Wingers have to be proficient on the half-wall in the defensive zone. They are often placed in difficult situations when they have to dig pucks off the boards in pressured breakout situations and resist a ton of back pressure from defenceman. Smaller players with great awareness and skill can manage it (and Hughes could probably learn to do it effectively), but, due of the high demands of their transition role, the wing is not necessarily a more natural fit for an undersized forward.

Centremen have to sometimes battle with their back-end in defensive scenarios, but they can rely on their sense of timing to swoop in and take the puck away or support their defenceman as a low-pass option; things Hughes already has a knack for.

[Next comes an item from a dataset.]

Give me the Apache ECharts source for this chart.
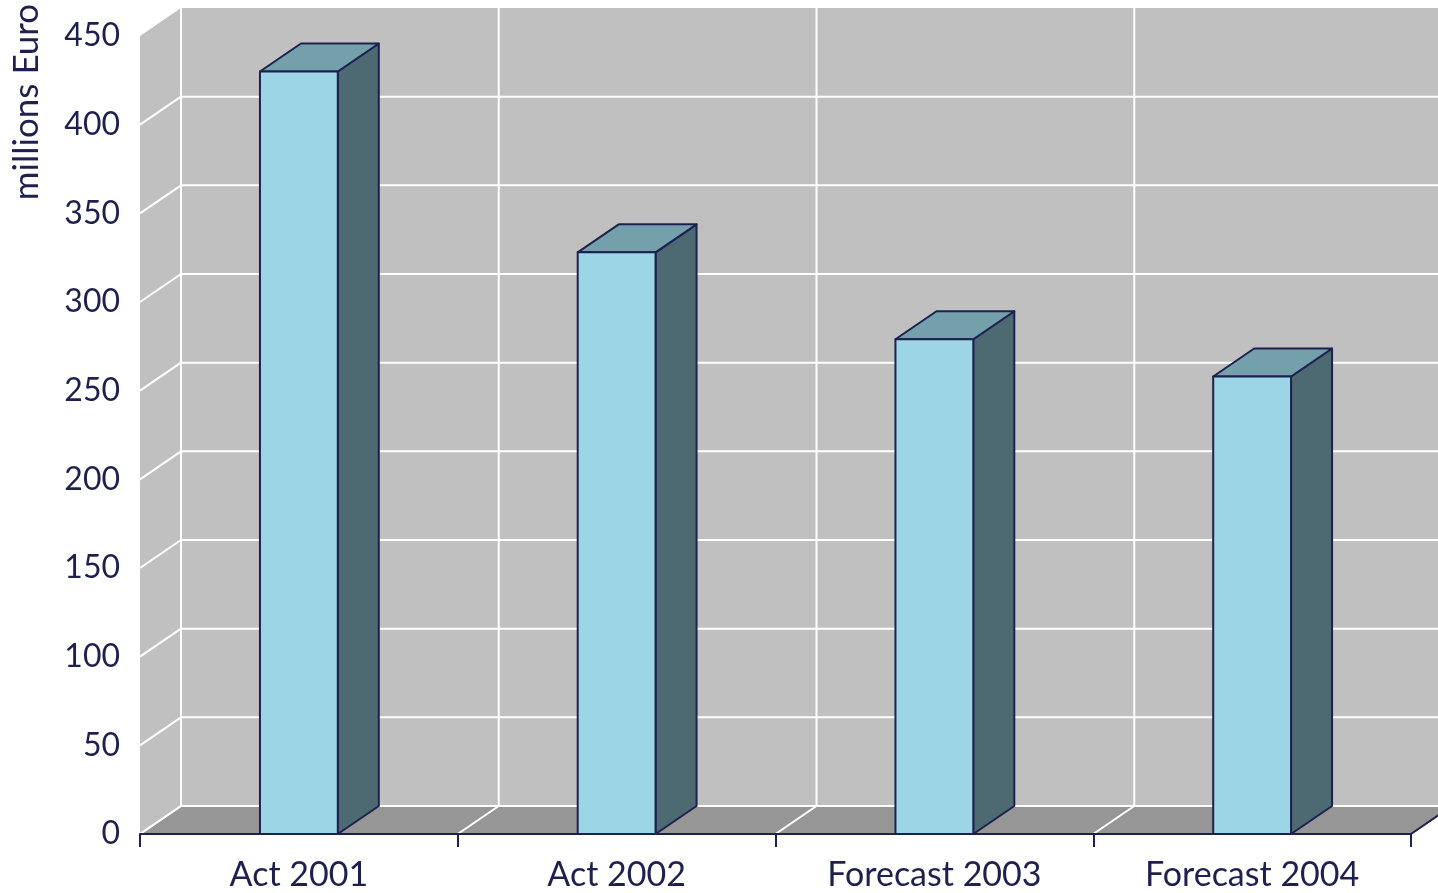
<!DOCTYPE html>
<html>
<head>
<meta charset="utf-8">
<title>millions Euro</title>
<script src="https://cdn.jsdelivr.net/npm/echarts@6/dist/echarts.min.js"></script>
<style>
  html, body { margin: 0; padding: 0; background: #ffffff; }
  #chart { width: 1438px; height: 893px; }
</style>
</head>
<body>
<div id="chart"></div>
<script>
// Chart data
const categories = ['Act 2001', 'Act 2002', 'Forecast 2003', 'Forecast 2004'];
const values = [430, 328, 279, 258];
const yTicks = [0, 50, 100, 150, 200, 250, 300, 350, 400, 450];
const yAxisTitle = 'millions Euro';

// Pseudo-3D depth offset and palette
const DX = 41, DY = -28;
const BAR_FRACTION = 0.245;
const NAVY = '#1e2150';
const WALL = '#c0c0c0';
const FLOOR = '#969696';
const FRONT = '#9cd5e5';
const TOP = '#74a0ac';
const SIDE = '#4d6a72';
const FONT = 'Lato, "Open Sans", sans-serif';

const chart = echarts.init(document.getElementById('chart'), null, { renderer: 'canvas' });

function renderWalls(params, api) {
  const bw = api.size([1, 0])[0];
  const c0 = api.coord([0, 0]);
  const left = c0[0] - bw / 2;
  const right = left + categories.length * bw;
  const yB = c0[1];
  const yT = api.coord([0, yTicks[yTicks.length - 1]])[1];
  const white = { stroke: '#ffffff', lineWidth: 2 };
  const kids = [];
  // back wall
  kids.push({ type: 'rect', shape: { x: left + DX, y: yT + DY, width: right - left, height: yB - yT }, style: { fill: WALL } });
  // side wall
  kids.push({ type: 'polygon', shape: { points: [[left, yB], [left, yT], [left + DX, yT + DY], [left + DX, yB + DY]] }, style: { fill: WALL } });
  // floor
  kids.push({ type: 'polygon', shape: { points: [[left, yB], [right, yB], [right + DX, yB + DY], [left + DX, yB + DY]] }, style: { fill: FLOOR } });
  // horizontal grid lines on side and back walls
  yTicks.forEach(function (t) {
    if (t === yTicks[yTicks.length - 1]) return;
    const y = api.coord([0, t])[1];
    kids.push({ type: 'line', shape: { x1: left, y1: y, x2: left + DX, y2: y + DY }, style: white });
    kids.push({ type: 'line', shape: { x1: left + DX, y1: y + DY, x2: right + DX, y2: y + DY }, style: white });
  });
  // category boundaries on back wall and floor
  for (let i = 0; i <= categories.length; i++) {
    const x = left + i * bw;
    if (i < categories.length) {
      kids.push({ type: 'line', shape: { x1: x + DX, y1: yT + DY, x2: x + DX, y2: yB + DY }, style: white });
      kids.push({ type: 'line', shape: { x1: x, y1: yB, x2: x + DX, y2: yB + DY }, style: white });
    } else {
      kids.push({ type: 'line', shape: { x1: x, y1: yB, x2: x + DX, y2: yB + DY }, style: { stroke: NAVY, lineWidth: 2 } });
    }
  }
  return { type: 'group', children: kids };
}

function renderBar(params, api) {
  const idx = api.value(0);
  const v = api.value(1);
  const bw = api.size([1, 0])[0];
  const w = bw * BAR_FRACTION;
  const pb = api.coord([idx, 0]);
  const pt = api.coord([idx, v]);
  const l = pb[0] - w / 2, r = pb[0] + w / 2;
  const b = pb[1], t = pt[1];
  const edge = { stroke: NAVY, lineWidth: 2, lineJoin: 'round' };
  return {
    type: 'group',
    children: [
      { type: 'polygon', shape: { points: [[r, t], [r + DX, t + DY], [r + DX, b + DY], [r, b]] }, style: Object.assign({ fill: SIDE }, edge) },
      { type: 'polygon', shape: { points: [[l, t], [l + DX, t + DY], [r + DX, t + DY], [r, t]] }, style: Object.assign({ fill: TOP }, edge) },
      { type: 'rect', shape: { x: l, y: t, width: w, height: b - t }, style: Object.assign({ fill: FRONT }, edge) }
    ]
  };
}

const option = {
  backgroundColor: '#ffffff',
  animation: false,
  grid: { left: 140, right: 27, top: 36, bottom: 59, containLabel: false },
  xAxis: {
    type: 'category',
    data: categories,
    boundaryGap: true,
    z: 10,
    axisLine: { show: true, lineStyle: { color: NAVY, width: 2 } },
    axisTick: { show: true, length: 13, alignWithLabel: false, lineStyle: { color: NAVY, width: 2 } },
    axisLabel: { color: NAVY, fontFamily: FONT, fontSize: 34, margin: 24 },
    splitLine: { show: false }
  },
  yAxis: {
    type: 'value',
    min: 0,
    max: 450,
    interval: 50,
    axisLine: { show: false },
    axisTick: { show: false },
    splitLine: { show: false },
    axisLabel: { color: NAVY, fontFamily: FONT, fontSize: 32, margin: 20 }
  },
  graphic: [{
    type: 'text',
    x: 27,
    y: 102,
    rotation: Math.PI / 2,
    style: { text: yAxisTitle, fill: NAVY, font: '35px ' + FONT, align: 'center', verticalAlign: 'middle' }
  }],
  series: [
    {
      type: 'custom',
      z: 1,
      renderItem: renderWalls,
      data: [[0, 0]],
      encode: { x: 0, y: 1 },
      silent: true
    },
    {
      type: 'custom',
      z: 3,
      renderItem: renderBar,
      data: values.map(function (v, i) { return [i, v]; }),
      encode: { x: 0, y: 1 }
    }
  ]
};

chart.setOption(option);
</script>
</body>
</html>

He will mature physically, and has already proven that his game sense allows him to thrive against older opponents. His two-way game will also develop over time. With a few years of experience under his belt, his effortless skating could easily transform him into a 200-foot threat, a player able to create offensively, challenge for possession on the backcheck and push his team’s offence the other way multiple times in a shift, doing that without expending the energy of less technically sound skaters.

The current NHL game is all about constant pressure, quick transitions, and finding ways to make the defence and goalie move in the offensive zone. Jack Hughes fits this game perfectly and for this reason will have a colossal impact on a franchise in the coming years.